Kinship Shifts and Social Network Analysis in Medieval Portuguese Genealogy

Introduction

In the High Middle Ages, nobility began to commission genealogical literature to, among other goals, resist the centralization of royal power. However, despite the European increasing focus on patrilineage and primogeniture between the tenth and thirteenth centuries, bilaterality remained important in both Portuguese and Castilian kinship structures (Ribeiro Miranda 2011).

One of the objectives of the project “FEMIber” (Marie Skłodowska-Curie Actions program, 2023-) is to explore kinship relations in two relevant and underresearched works: the Crónica de Castilla and the Livro de Linhagens do Deão, albeit from different perspectives. In the first phase of the project, a prosopographical database of all women mentioned in the Crónica de Castilla was generated. With women being greatly unterrepresented, formalizing and quantifying their ties demonstrated that the work’s kinship model was neither agnatic nor vertical.

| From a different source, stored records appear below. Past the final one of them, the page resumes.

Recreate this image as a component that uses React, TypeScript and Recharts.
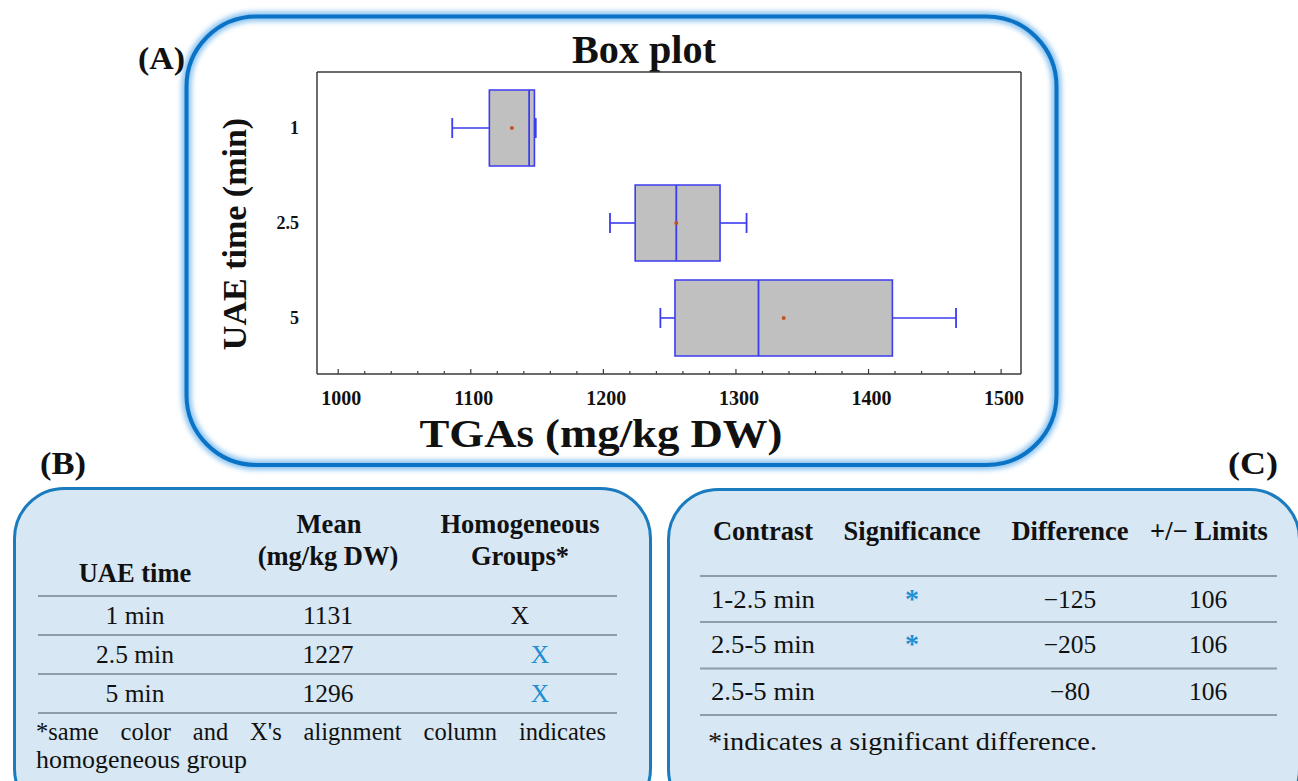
import React from "react";
import {
  ComposedChart,
  XAxis,
  YAxis,
  Scatter,
  ReferenceArea,
  ReferenceLine,
} from "recharts";

// ---------- data ----------
const uaeTimes = ["1", "2.5", "5"];
const whiskerLow = [1086, 1205, 1243];
const q1Vals = [1114, 1224, 1254];
const medianVals = [1144, 1255, 1317];
const q3Vals = [1148, 1288, 1418];
const whiskerHigh = [1149, 1308, 1466];
const meanVals = [1131, 1255, 1336];

const xTicks = [
  1000, 1020, 1040, 1060, 1080, 1100, 1120, 1140, 1160, 1180, 1200, 1220, 1240,
  1260, 1280, 1300, 1320, 1340, 1360, 1380, 1400, 1420, 1440, 1460, 1480, 1500,
];
const yTicks = [1, 2, 3];

// table B
const tableBTimes = ["1 min", "2.5 min", "5 min"];
const tableBMeans = ["1131", "1227", "1296"];
const tableBGroupsBlue = [false, true, true];

// table C
const contrasts = ["1-2.5 min", "2.5-5 min", "2.5-5 min"];
const significant = [true, true, false];
const differences = ["\u2212125", "\u2212205", "\u221280"];
const limits = ["106", "106", "106"];

const SERIF = "'Liberation Serif', 'Times New Roman', serif";
const BOX_STROKE = "#3b3bef";
const FRAME = "#3a3a3a";
const BLUE_TXT = "#1f8fd2";

const chartData = uaeTimes.map((t, i) => ({ x: meanVals[i], y: i + 1, t }));

const BottomTick = (props: any) => {
  const { x, y, payload } = props;
  const v = payload.value;
  const major = v % 100 === 0;
  return (
    <g>
      <line x1={x} x2={x} y1={y} y2={y - (major ? 5 : 3)} stroke={FRAME} strokeWidth={1.2} />
      {major && (
        <text
          x={x + 3}
          y={y + 31}
          textAnchor="middle"
          fontFamily={SERIF}
          fontWeight="bold"
          fontSize={20}
          fill="#111"
        >
          {v}
        </text>
      )}
    </g>
  );
};

const TopTick = (props: any) => {
  const { x, y, payload } = props;
  const major = payload.value % 100 === 0;
  return (
    <line x1={x} x2={x} y1={y} y2={y + (major ? 5 : 3)} stroke={FRAME} strokeWidth={1.2} />
  );
};

const MeanDot = (props: any) => {
  const { cx, cy } = props;
  return <circle cx={cx} cy={cy} r={2} fill="#c4521f" />;
};

function BoxPlot() {
  const h = 0.4;
  const cap = 0.105;
  return (
    <ComposedChart
      width={874}
      height={452}
      data={chartData}
      margin={{ top: 47, right: 28, bottom: 43, left: 82 }}
    >
      <XAxis
        type="number"
        dataKey="x"
        domain={[984, 1515]}
        allowDataOverflow
        ticks={xTicks}
        interval={0}
        tickSize={0}
        tickMargin={0}
        tickLine={false}
        height={50}
        axisLine={{ stroke: FRAME, strokeWidth: 1.5 }}
        tick={<BottomTick />}
      />
      <XAxis
        xAxisId="top"
        orientation="top"
        type="number"
        domain={[984, 1515]}
        allowDataOverflow
        ticks={xTicks}
        interval={0}
        tickSize={0}
        tickMargin={0}
        tickLine={false}
        height={10}
        axisLine={{ stroke: FRAME, strokeWidth: 1.5 }}
        tick={<TopTick />}
      />
      <YAxis
        type="number"
        dataKey="y"
        domain={[0.41, 3.59]}
        allowDataOverflow
        reversed
        ticks={yTicks}
        interval={0}
        width={50}
        tickLine={false}
        tickMargin={12}
        axisLine={{ stroke: FRAME, strokeWidth: 1.5 }}
        tickFormatter={(v: number) => uaeTimes[v - 1]}
        tick={{ fontFamily: SERIF, fontWeight: "bold", fontSize: 18, fill: "#111" }}
      />
      <YAxis
        yAxisId="right"
        orientation="right"
        type="number"
        domain={[0.41, 3.59]}
        allowDataOverflow
        reversed
        width={10}
        tick={false}
        tickLine={false}
        axisLine={{ stroke: FRAME, strokeWidth: 1.5 }}
      />
      {uaeTimes.map((t, i) => {
        const p = i + 1;
        return (
          <ReferenceArea
            key={"box" + t}
            x1={q1Vals[i]}
            x2={q3Vals[i]}
            y1={p - h}
            y2={p + h}
            fill="#c0c0c0"
            fillOpacity={1}
            stroke={BOX_STROKE}
            strokeWidth={1.6}
          />
        );
      })}
      {uaeTimes.map((t, i) => {
        const p = i + 1;
        return (
          <ReferenceLine
            key={"med" + t}
            segment={[
              { x: medianVals[i], y: p - h },
              { x: medianVals[i], y: p + h },
            ]}
            stroke={BOX_STROKE}
            strokeWidth={1.8}
          />
        );
      })}
      {uaeTimes.map((t, i) => {
        const p = i + 1;
        return (
          <ReferenceLine
            key={"wl" + t}
            segment={[
              { x: whiskerLow[i], y: p },
              { x: q1Vals[i], y: p },
            ]}
            stroke={BOX_STROKE}
            strokeWidth={1.6}
          />
        );
      })}
      {uaeTimes.map((t, i) => {
        const p = i + 1;
        return (
          <ReferenceLine
            key={"wh" + t}
            segment={[
              { x: q3Vals[i], y: p },
              { x: whiskerHigh[i], y: p },
            ]}
            stroke={BOX_STROKE}
            strokeWidth={1.6}
          />
        );
      })}
      {uaeTimes.map((t, i) => {
        const p = i + 1;
        return (
          <ReferenceLine
            key={"cl" + t}
            segment={[
              { x: whiskerLow[i], y: p - cap },
              { x: whiskerLow[i], y: p + cap },
            ]}
            stroke={BOX_STROKE}
            strokeWidth={1.8}
          />
        );
      })}
      {uaeTimes.map((t, i) => {
        const p = i + 1;
        return (
          <ReferenceLine
            key={"ch" + t}
            segment={[
              { x: whiskerHigh[i], y: p - cap },
              { x: whiskerHigh[i], y: p + cap },
            ]}
            stroke={BOX_STROKE}
            strokeWidth={1.8}
          />
        );
      })}
      <Scatter data={chartData} dataKey="x" shape={<MeanDot />} isAnimationActive={false} />
    </ComposedChart>
  );
}

export default function App() {
  const bRules = [596, 635, 674, 713];
  const bRowBase = [624, 663, 702];
  const cRules = [576, 622, 668.5, 715];
  const cRowBase = [608, 653, 700];
  const HB = 26.5; // bold header size
  const RS = 25.5; // row text size
  return (
    <div
      style={{
        position: "absolute",
        left: 0,
        top: 0,
        width: 1298,
        height: 781,
        overflow: "hidden",
        background: "#fff",
      }}
    >
      <svg width={1298} height={781} style={{ position: "absolute", left: 0, top: 0 }}>
        <defs>
          <filter id="glow" x="-5%" y="-5%" width="110%" height="110%">
            <feGaussianBlur stdDeviation="2.5" />
          </filter>
        </defs>
        {/* Panel A */}
        <rect x={186.5} y={16.5} width={870} height={448.5} rx={70} fill="#fff" />
        <rect
          x={186.5}
          y={16.5}
          width={870}
          height={448.5}
          rx={70}
          fill="none"
          stroke="#8cc4f0"
          strokeWidth={10}
          filter="url(#glow)"
        />
        <rect
          x={186.5}
          y={16.5}
          width={870}
          height={448.5}
          rx={70}
          fill="none"
          stroke="#0b73c6"
          strokeWidth={4}
        />
        <text
          x={138}
          y={69}
          fontFamily={SERIF}
          fontWeight="bold"
          fontSize={31}
          fill="#111"
          textLength={47}
          lengthAdjust="spacingAndGlyphs"
        >
          (A)
        </text>
        <text
          x={644}
          y={63}
          textAnchor="middle"
          fontFamily={SERIF}
          fontWeight="bold"
          fontSize={39}
          fill="#111"
          textLength={144}
          lengthAdjust="spacingAndGlyphs"
        >
          Box plot
        </text>
        <text
          x={246}
          y={234}
          transform="rotate(-90, 246, 234)"
          textAnchor="middle"
          fontFamily={SERIF}
          fontWeight="bold"
          fontSize={34}
          fill="#111"
        >
          UAE time (min)
        </text>
        <text
          x={601}
          y={447}
          textAnchor="middle"
          fontFamily={SERIF}
          fontWeight="bold"
          fontSize={39}
          fill="#111"
          textLength={363}
          lengthAdjust="spacingAndGlyphs"
        >
          TGAs (mg/kg DW)
        </text>

        {/* Panel B */}
        <text
          x={40}
          y={474}
          fontFamily={SERIF}
          fontWeight="bold"
          fontSize={31}
          fill="#111"
          textLength={46}
          lengthAdjust="spacingAndGlyphs"
        >
          (B)
        </text>
        <rect
          x={14.5}
          y={488.5}
          width={636}
          height={330}
          rx={50}
          fill="#d7e7f4"
          stroke="#1a7bbf"
          strokeWidth={3}
        />
        <g fontFamily={SERIF} fill="#111">
          <text x={329} y={533} textAnchor="middle" fontWeight="bold" fontSize={HB}>
            Mean
          </text>
          <text x={328} y={565} textAnchor="middle" fontWeight="bold" fontSize={HB}>
            (mg/kg DW)
          </text>
          <text x={520} y={533} textAnchor="middle" fontWeight="bold" fontSize={HB}>
            Homogeneous
          </text>
          <text x={520} y={565} textAnchor="middle" fontWeight="bold" fontSize={HB}>
            Groups*
          </text>
          <text x={135} y={582} textAnchor="middle" fontWeight="bold" fontSize={HB}>
            UAE time
          </text>
          {bRules.map((y) => (
            <line key={"br" + y} x1={38} x2={617} y1={y} y2={y} stroke="#8e9cab" strokeWidth={2} />
          ))}
          {tableBTimes.map((t, i) => (
            <g key={"brow" + t}>
              <text x={135} y={bRowBase[i]} textAnchor="middle" fontSize={RS}>
                {t}
              </text>
              <text x={328} y={bRowBase[i]} textAnchor="middle" fontSize={RS}>
                {tableBMeans[i]}
              </text>
              <text
                x={tableBGroupsBlue[i] ? 540 : 520}
                y={bRowBase[i]}
                textAnchor="middle"
                fontSize={RS}
                fill={tableBGroupsBlue[i] ? BLUE_TXT : "#111"}
              >
                X
              </text>
            </g>
          ))}
          <text x={36} y={768} fontSize={25} textLength={211} lengthAdjust="spacingAndGlyphs">
            homogeneous group
          </text>
        </g>

        {/* Panel C */}
        <text
          x={1228}
          y={474}
          fontFamily={SERIF}
          fontWeight="bold"
          fontSize={31}
          fill="#111"
          textLength={50}
          lengthAdjust="spacingAndGlyphs"
        >
          (C)
        </text>
        <rect
          x={668.5}
          y={489.5}
          width={631}
          height={330}
          rx={50}
          fill="#d7e7f4"
          stroke="#1a7bbf"
          strokeWidth={3}
        />
        <g fontFamily={SERIF} fill="#111">
          <text x={763} y={540} textAnchor="middle" fontWeight="bold" fontSize={HB}>
            Contrast
          </text>
          <text x={912} y={540} textAnchor="middle" fontWeight="bold" fontSize={HB}>
            Significance
          </text>
          <text x={1070} y={540} textAnchor="middle" fontWeight="bold" fontSize={HB}>
            Difference
          </text>
          <text x={1209} y={540} textAnchor="middle" fontWeight="bold" fontSize={HB}>
            +/− Limits
          </text>
          {cRules.map((y) => (
            <line key={"cr" + y} x1={700} x2={1277} y1={y} y2={y} stroke="#8e9cab" strokeWidth={2} />
          ))}
          {contrasts.map((c, i) => (
            <g key={"crow" + i}>
              <text x={711} y={cRowBase[i]} fontSize={RS} textLength={104} lengthAdjust="spacingAndGlyphs">
                {c}
              </text>
              {significant[i] && (
                <text
                  x={912}
                  y={cRowBase[i]}
                  textAnchor="middle"
                  fontWeight="bold"
                  fontSize={28}
                  fill={BLUE_TXT}
                >
                  *
                </text>
              )}
              <text x={1070} y={cRowBase[i]} textAnchor="middle" fontSize={RS}>
                {differences[i]}
              </text>
              <text x={1208} y={cRowBase[i]} textAnchor="middle" fontSize={RS}>
                {limits[i]}
              </text>
            </g>
          ))}
          <text x={708} y={750} fontSize={25} textLength={389} lengthAdjust="spacingAndGlyphs">
            *indicates a significant difference.
          </text>
        </g>
      </svg>
      <div
        style={{
          position: "absolute",
          left: 36,
          top: 719.5,
          width: 570,
          fontFamily: SERIF,
          fontSize: 24.5,
          lineHeight: 1,
          color: "#111",
          textAlign: "justify",
          textAlignLast: "justify",
          whiteSpace: "nowrap",
        }}
      >
        *same color and X's alignment column indicates
      </div>
      <div style={{ position: "absolute", left: 185, top: 15 }}>
        <BoxPlot />
      </div>
    </div>
  );
}
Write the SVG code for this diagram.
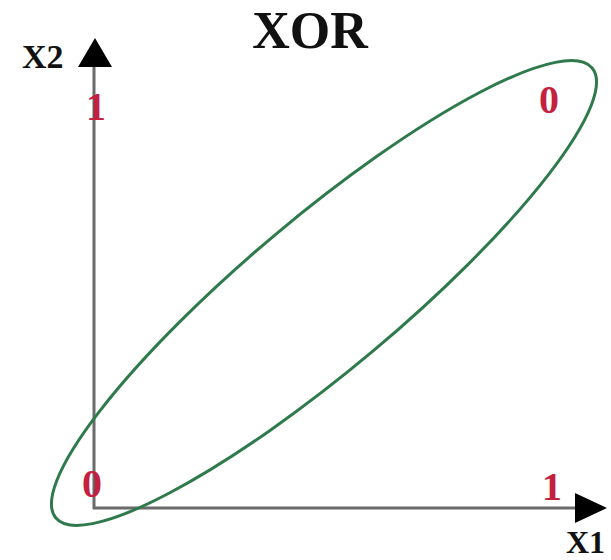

In the following phase of the project, a different digital approach is applied to the account Livro de Linhagens do Deão (ca. 1343), the second of the three extant Portuguese genealogies. Despite several editions the last one by Alves Moreira and Martins Ferreira published in 2022 –, this anonymous work has received rather limited scholarly attention. The male-centered notion of lineage in the title is extracted from its prologue, but it is quite misleading, since the account is not limited to fathers and (first-born) sons. In fact, in addition to a remarkably high number of women, the work includes multiple marriages, concubines, illegitimate children, as well as people who did not produce offspring.

Data

The data is being collected manually. The table “People” records the context and the lineage(s) in which people are mentioned, next to their gender, titles, posts/offices, toponyms, and events they are linked to. Regarding their interpersonal consanguineal and affinal ties, three types are recorded: parent/child, spouses/partners, and siblings. These edges are undirected, and there is no distinction between inferred and explicit ties, as both the medieval and modern reader would have no issues identifying them. Generally, the model is aligned with the factoid approach (Bradley / Pasin 2015), which does not question the validity of the source’s claims. However, it departs from it by going beyond recording only explicit statements. This modification is based on the gender-related, patriarchal constraints expressed in the Livro de Linhagens do Deão.

Methodology

The bilateral practice of relatedness in this Portuguese narrative is explored with metrics of social network analysis. Via the net-based platform Nodegoat, common measures, such as degree, closeness, betweenness, and clustering coefficient, are used to show how this way of distant reading can lead to new insights, such as identifying the kinds of networks the included people form and the individuals’ structural significance. Furthermore, some simple genealogical statistics are conducted (identification of parents, number of marriages, tracking childlessness, titles, etc.), while the inclusion of gender adds more structure to the model and helps detect the gender bias in the work.

Objectives

In this paper, the Livro de Linhagens do Deão serves as an exploratory environment to help draw conclusions about the usefulness and limitations of these methods for this type of historical narratives. The data extracted from the first five sections is used to present the issues encountered in data modeling (e.g., people’s identification, name linkage, textual inconsistencies), as well as to share preliminary visualizations. The selected sections are of high genealogical density, focused on the descendants of Egas Gomes de Sousa and prominently placed at the beginning of the work.

Understood as a strategy of political legitimization, lineage and kinship structures help identify compositional tendencies and patterns within each family as well as in the work as a whole. While the data is by no means complete, the greater presence of women expands our understanding of the familial order of that period. Additionally, by looking at the distribution of people’s attributes across lineages and segments, it will be possible to see if and how these elements contribute to the individual and collective identity in the mid-fourteenth-century Portugal.

Acknowledgement

This work is part of the project which is funded by the European Union’s Horizon 2020 research and innovation programme under the Marie Skłodowska-Curie grant agreement No 101064789.